• Your task:
Quote each line of the material verbatim, without the pictures.

• Recorded information:
++++++++++
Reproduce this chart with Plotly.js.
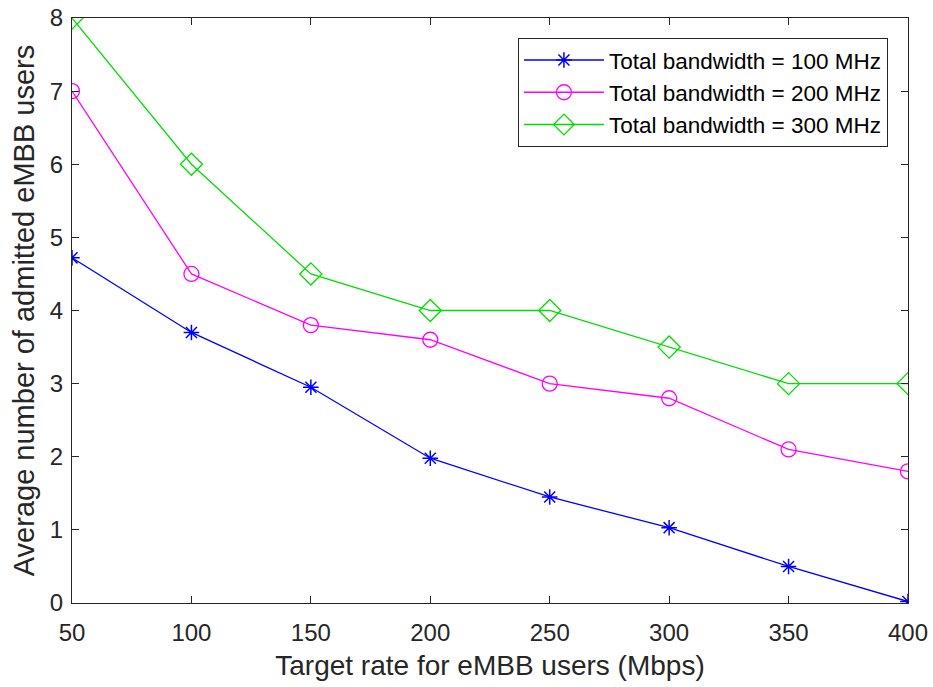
<!DOCTYPE html>
<html>
<head>
<meta charset="utf-8">
<script src="https://cdn.plot.ly/plotly-3.0.1.min.js"></script>
<style>html,body{margin:0;padding:0;background:#fff;}#chart{width:933px;height:687px;}</style>
</head>
<body>
<div id="chart"></div>
<script>
const targetRate = [50, 100, 150, 200, 250, 300, 350, 400];
const bw100 = [4.72, 3.70, 2.95, 1.98, 1.45, 1.03, 0.50, 0.02];
const bw200 = [7.0, 4.5, 3.8, 3.6, 3.0, 2.8, 2.1, 1.8];
const bw300 = [8.0, 6.0, 4.5, 4.0, 4.0, 3.5, 3.0, 3.0];
const seriesNames = ['Total bandwidth = 100 MHz', 'Total bandwidth = 200 MHz', 'Total bandwidth = 300 MHz'];
const xTicks = [50, 100, 150, 200, 250, 300, 350, 400];
const yTicks = [0, 1, 2, 3, 4, 5, 6, 7, 8];

const FONT = 'Liberation Sans, Arial, sans-serif';

const traces = [
  {x: targetRate, y: bw100, name: seriesNames[0], mode: 'lines+markers',
   line: {color: '#0000ff', width: 1.3},
   marker: {symbol: 'asterisk-open', size: 13, color: '#0000ff', line: {color: '#0000ff', width: 1.5}}},
  {x: targetRate, y: bw200, name: seriesNames[1], mode: 'lines+markers',
   line: {color: '#ff00ff', width: 1.3},
   marker: {symbol: 'circle-open', size: 15, color: '#ff00ff', line: {color: '#ff00ff', width: 1.3}}},
  {x: targetRate, y: bw300, name: seriesNames[2], mode: 'lines+markers',
   line: {color: '#00dd00', width: 1.3},
   marker: {symbol: 'diamond-open', size: 17, color: '#00dd00', line: {color: '#00dd00', width: 1.3}}}
];

const axisCommon = {
  showgrid: false, zeroline: false, showline: true, mirror: 'ticks',
  linecolor: '#262626', linewidth: 1.2, ticks: 'inside', ticklen: 7, tickcolor: '#262626',
  tickfont: {family: FONT, size: 24, color: '#262626'}
};

const layout = {
  width: 933, height: 687,
  margin: {l: 72, r: 25, t: 18, b: 84},
  paper_bgcolor: '#fff', plot_bgcolor: '#fff',
  showlegend: true,
  xaxis: Object.assign({}, axisCommon, {
    range: [50, 400], tickvals: xTicks, ticktext: xTicks.map(String),
    ticklabelstandoff: 8,
    title: {text: 'Target rate for eMBB users (Mbps)', standoff: 10,
            font: {family: FONT, size: 28, color: '#262626'}}
  }),
  yaxis: Object.assign({}, axisCommon, {
    range: [0, 8], tickvals: yTicks, ticktext: yTicks.map(String),
    ticklabelstandoff: 3,
    title: {text: 'Average number of admitted eMBB users', standoff: 6,
            font: {family: FONT, size: 29, color: '#262626'}}
  }),
  legend: {
    x: 0.976, y: 0.966, xanchor: 'right', yanchor: 'top',
    bgcolor: '#fff', bordercolor: '#262626', borderwidth: 1,
    font: {family: FONT, size: 22.5, color: '#000'},
    tracegroupgap: 0, itemwidth: 80
  }
};

Plotly.newPlot('chart', traces, layout, {displayModeBar: false, staticPlot: true});
</script>
</body>
</html>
++++++++++
• Task response:
Reproduce this chart with Plotly.js.
<!DOCTYPE html>
<html>
<head>
<meta charset="utf-8">
<script src="https://cdn.plot.ly/plotly-3.0.1.min.js"></script>
<style>html,body{margin:0;padding:0;background:#fff;}#chart{width:933px;height:687px;}</style>
</head>
<body>
<div id="chart"></div>
<script>
const targetRate = [50, 100, 150, 200, 250, 300, 350, 400];
const bw100 = [4.72, 3.70, 2.95, 1.98, 1.45, 1.03, 0.50, 0.02];
const bw200 = [7.0, 4.5, 3.8, 3.6, 3.0, 2.8, 2.1, 1.8];
const bw300 = [8.0, 6.0, 4.5, 4.0, 4.0, 3.5, 3.0, 3.0];
const seriesNames = ['Total bandwidth = 100 MHz', 'Total bandwidth = 200 MHz', 'Total bandwidth = 300 MHz'];
const xTicks = [50, 100, 150, 200, 250, 300, 350, 400];
const yTicks = [0, 1, 2, 3, 4, 5, 6, 7, 8];

const FONT = 'Liberation Sans, Arial, sans-serif';

const traces = [
  {x: targetRate, y: bw100, name: seriesNames[0], mode: 'lines+markers',
   line: {color: '#0000ff', width: 1.3},
   marker: {symbol: 'asterisk-open', size: 13, color: '#0000ff', line: {color: '#0000ff', width: 1.5}}},
  {x: targetRate, y: bw200, name: seriesNames[1], mode: 'lines+markers',
   line: {color: '#ff00ff', width: 1.3},
   marker: {symbol: 'circle-open', size: 15, color: '#ff00ff', line: {color: '#ff00ff', width: 1.3}}},
  {x: targetRate, y: bw300, name: seriesNames[2], mode: 'lines+markers',
   line: {color: '#00dd00', width: 1.3},
   marker: {symbol: 'diamond-open', size: 17, color: '#00dd00', line: {color: '#00dd00', width: 1.3}}}
];

const axisCommon = {
  showgrid: false, zeroline: false, showline: true, mirror: 'ticks',
  linecolor: '#262626', linewidth: 1.2, ticks: 'inside', ticklen: 7, tickcolor: '#262626',
  tickfont: {family: FONT, size: 24, color: '#262626'}
};

const layout = {
  width: 933, height: 687,
  margin: {l: 72, r: 25, t: 18, b: 84},
  paper_bgcolor: '#fff', plot_bgcolor: '#fff',
  showlegend: true,
  xaxis: Object.assign({}, axisCommon, {
    range: [50, 400], tickvals: xTicks, ticktext: xTicks.map(String),
    ticklabelstandoff: 8,
    title: {text: 'Target rate for eMBB users (Mbps)', standoff: 10,
            font: {family: FONT, size: 28, color: '#262626'}}
  }),
  yaxis: Object.assign({}, axisCommon, {
    range: [0, 8], tickvals: yTicks, ticktext: yTicks.map(String),
    ticklabelstandoff: 3,
    title: {text: 'Average number of admitted eMBB users', standoff: 6,
            font: {family: FONT, size: 29, color: '#262626'}}
  }),
  legend: {
    x: 0.976, y: 0.966, xanchor: 'right', yanchor: 'top',
    bgcolor: '#fff', bordercolor: '#262626', borderwidth: 1,
    font: {family: FONT, size: 22.5, color: '#000'},
    tracegroupgap: 0, itemwidth: 80
  }
};

Plotly.newPlot('chart', traces, layout, {displayModeBar: false, staticPlot: true});
</script>
</body>
</html>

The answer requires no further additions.